During an internet search while still in the States, Rick had discovered that Eric was much sought after by performers. He had contacted many of them who were impressed with the high quality of Eric’s work, but none of them knew his location.
Rick and Permanand met the next day in the afternoon and went to several record shops to see if they could find Eric’s name on album labels, but they found nothing.
When they passed the Red Fort, Permanand showed him the exact spot where the prime minister announced India’s independence in 1947. It was a thrill for Rick to be there. He had read about it in Freedom at Midnight. Later, they stopped for dinner at a street stand and talked about music.
“I’m sure you like music, Permanand.”
“Very certainly, Mr. Rick, sir. I like all kinds of music and dancing.”
“All kinds of music? More than just rock and jazz?”
“Yes, Mr. Rick, classical too. It has many chants about our gods,” he said, moving his head from side to side in customary Indian fashion.

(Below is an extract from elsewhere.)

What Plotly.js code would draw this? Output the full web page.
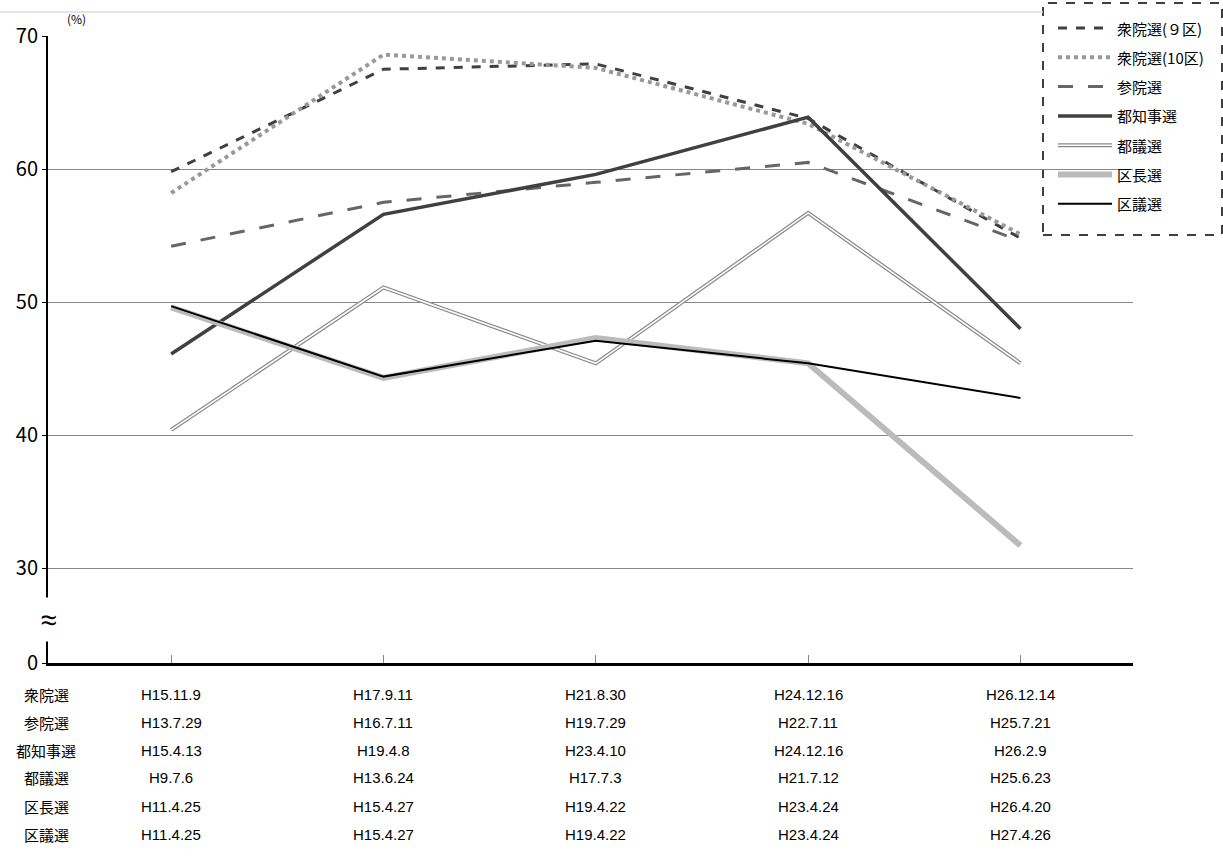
<!DOCTYPE html><html><head><meta charset="utf-8"><script src="https://cdn.plot.ly/plotly-3.0.1.min.js"></script></head><body style="margin:0"><div id="c" style="width:1223px;height:856px"></div><script>
const cats=[0,1,2,3,4];
const s9=[59.8,67.5,67.9,63.8,54.8];
const s10=[58.2,68.6,67.6,63.4,55.1];
const sanin=[54.2,57.5,59.0,60.5,54.6];
const chiji=[46.1,56.6,59.6,63.9,48.0];
const togi=[40.4,51.1,45.4,56.7,45.4];
const kucho=[49.6,44.3,47.3,45.4,31.7];
const kugi=[49.7,44.4,47.1,45.4,42.8];
const rowLabels=['衆院選','参院選','都知事選','都議選','区長選','区議選'];
const rowDates=[
['H15.11.9','H17.9.11','H21.8.30','H24.12.16','H26.12.14'],
['H13.7.29','H16.7.11','H19.7.29','H22.7.11','H25.7.21'],
['H15.4.13','H19.4.8','H23.4.10','H24.12.16','H26.2.9'],
['H9.7.6','H13.6.24','H17.7.3','H21.7.12','H25.6.23'],
['H11.4.25','H15.4.27','H19.4.22','H23.4.24','H26.4.20'],
['H11.4.25','H15.4.27','H19.4.22','H23.4.24','H27.4.26']];
const yTicks=[22.875,30,40,50,60,70], yText=['0','30','40','50','60','70'];
const F='Noto Sans CJK JP, sans-serif';
const styles=[
{name:'衆院選(９区)',line:{color:'#404040',width:3,dash:'dash'}},
{name:'衆院選(10区)',line:{color:'#999',width:4,dash:'dot'}},
{name:'参院選',line:{color:'#666',width:3,dash:'longdash'}},
{name:'都知事選',line:{color:'#404040',width:3.5}},
{name:'都議選',line:{color:'#888',width:4}},
{name:'区長選',line:{color:'#bbb',width:6}},
{name:'区議選',line:{color:'#000',width:2}}];
const series=[s9,s10,sanin,chiji,togi,kucho,kugi];
const data=series.map((y,i)=>({x:cats,y,type:'scatter',mode:'lines',line:styles[i].line,showlegend:false,hoverinfo:'skip'}));
data.splice(5,0,{x:cats,y:togi,type:'scatter',mode:'lines',line:{color:'#fff',width:1.6},showlegend:false,hoverinfo:'skip'});
const px=v=>(v-48)/1085, py=v=>(663-v)/627;
const ann=[], shapes=[];
shapes.push({type:'rect',xref:'paper',yref:'paper',x0:px(1043),x1:px(1222),y0:py(235),y1:py(3),line:{color:'#000',width:1.5,dash:'dash'},fillcolor:'#fff',layer:'below'});
shapes.push({type:'line',xref:'paper',yref:'paper',x0:px(0),x1:px(1043),y0:py(12),y1:py(12),line:{color:'#ddd',width:1.5}});
styles.forEach((s,i)=>{
 const yy=py(28+i*29.3);
 shapes.push({type:'line',xref:'paper',yref:'paper',x0:px(1058),x1:px(1112),y0:yy,y1:yy,line:s.line});
 if(i===4) shapes.push({type:'line',xref:'paper',yref:'paper',x0:px(1058),x1:px(1112),y0:yy,y1:yy,line:{color:'#fff',width:1.6}});
 ann.push({xref:'paper',yref:'paper',x:px(1115),y:yy,xanchor:'left',yanchor:'middle',text:s.name,showarrow:false,font:{size:15,family:F,color:'#000'}});
});
const rowY=[694,722,750,778,806,834];
rowY.forEach((v,i)=>{
 ann.push({xref:'paper',yref:'paper',x:px(46),y:py(v),text:rowLabels[i],showarrow:false,xanchor:'center',yanchor:'middle',font:{size:15,family:F,color:'#000'}});
 rowDates[i].forEach((d,j)=>ann.push({xref:'x',yref:'paper',x:j,y:py(v),yanchor:'middle',text:d,showarrow:false,font:{size:15,family:'Liberation Sans, Arial',color:'#000'}}));
});
ann.push({xref:'paper',yref:'paper',x:0,y:py(619),xanchor:'center',yanchor:'middle',text:'≈',showarrow:false,font:{size:30,color:'#000'},bgcolor:'#fff'});
ann.push({xref:'paper',yref:'paper',x:px(65),y:py(18),yanchor:'middle',text:'(%)',showarrow:false,font:{size:12,family:F,color:'#000'}});
Plotly.newPlot('c',data,{
 width:1223,height:856,margin:{l:48,r:90,t:36,b:193},
 paper_bgcolor:'#fff',plot_bgcolor:'#fff',showlegend:false,
 xaxis:{range:[-0.58,4.53],tickvals:cats,showticklabels:false,ticks:'inside',ticklen:8,tickcolor:'#888',showgrid:false,zeroline:false,showline:true,linecolor:'#000',linewidth:2.5},
 yaxis:{range:[22.875,70],tickvals:yTicks,ticktext:yText,showgrid:true,gridcolor:'#888',gridwidth:1,zeroline:false,showline:true,linecolor:'#000',linewidth:2,ticks:'outside',ticklen:4,tickcolor:'#000',tickfont:{size:20,family:F,color:'#000'}},
 shapes, annotations:ann
},{displayModeBar:false});
</script></body></html>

“I’m not sure I understand what you mean by ‘many chants.’ Maybe I have to hear it. Take me to clubs popular with young people so I can listen to groups singing those chants and other music, especially those who make their own CDs. Someone in the music business might know Eric.”
“Achchaa, I see. Chalo. We go, sir. I know many places. I am trading in all of the jacks.”
“I’ll leave it up to you, Permanand. I think we understand each other.”
“Mr. Rick likes sexes?”
“Sexes?”
“Yes, Mr. Rick. Sexes with lady? Permanand can do. Don’t you feel big desire?”
“No sexes, no big desire. Just take me to places where young people dance and listen to music.”
“Yes, Mr. Rick. Going.”
Permanand took off and weaved in and out of traffic like a snake in a hurry. Watc
hing him drive became Rick’s private entertainment. Following traffic laws in India appeared to be optional, and Permanand drove as if there were no rules. He steered his way through traffic as if he were maneuvering inside a pinball machine, but Rick felt safe with him.
Horns blared erratically, especially if there were more than a few inches of space between cars. Brakes screeched and motorcycles revved their engines, all adding to the sounds of the night.
They stopped at a light. A beggar lady came to the open rickshaw with a baby nestled in her arms. Rick was always torn between giving something or not, but he had learned that begging was controlled by the criminal world. He looked at her sad face and said Nah-he, ‘goodbye,’ as they drove off.
“You did very right, Mr. Rick. Never give to beggar lady. Do not trust your feelings in these matters. Same baby is passed to many women for begging. People feeling sorry for baby. It is a big business. If people not give, begging will be no more in India.
“Sometimes bad people, they kidnap small children, cut off legs, Oh my God! Then they make them beg sitting on street. People feel sad, give many rupees. If you give only five rupees to that beggar lady, all of it go to beggar master.
“Tourists always give, but certainly, Mr. Rick, I quiet about it. Not nice to tell them what to do. But you different, Mr. Rick, sir. Good for you to know these things.”
“You’re a good man. Thank you for telling me that. You’ve made your point several times.”
“Oh, you’re welcome, kind sir. Why you go rock group music place?”
“I know my son’s somewhere in India, but I don’t know where. It’s a long shot, but he has worked with rock groups and other musicians as a sound engineer in my country, and he is probably doing it here.”
“Long shot, sir?”
“Uh, long shot means doing something that might not work, but is worth trying.”
“Oh, long shot. It is called sambhavana nahim. Meeting nice girl, try sexes is long shot. Like that?”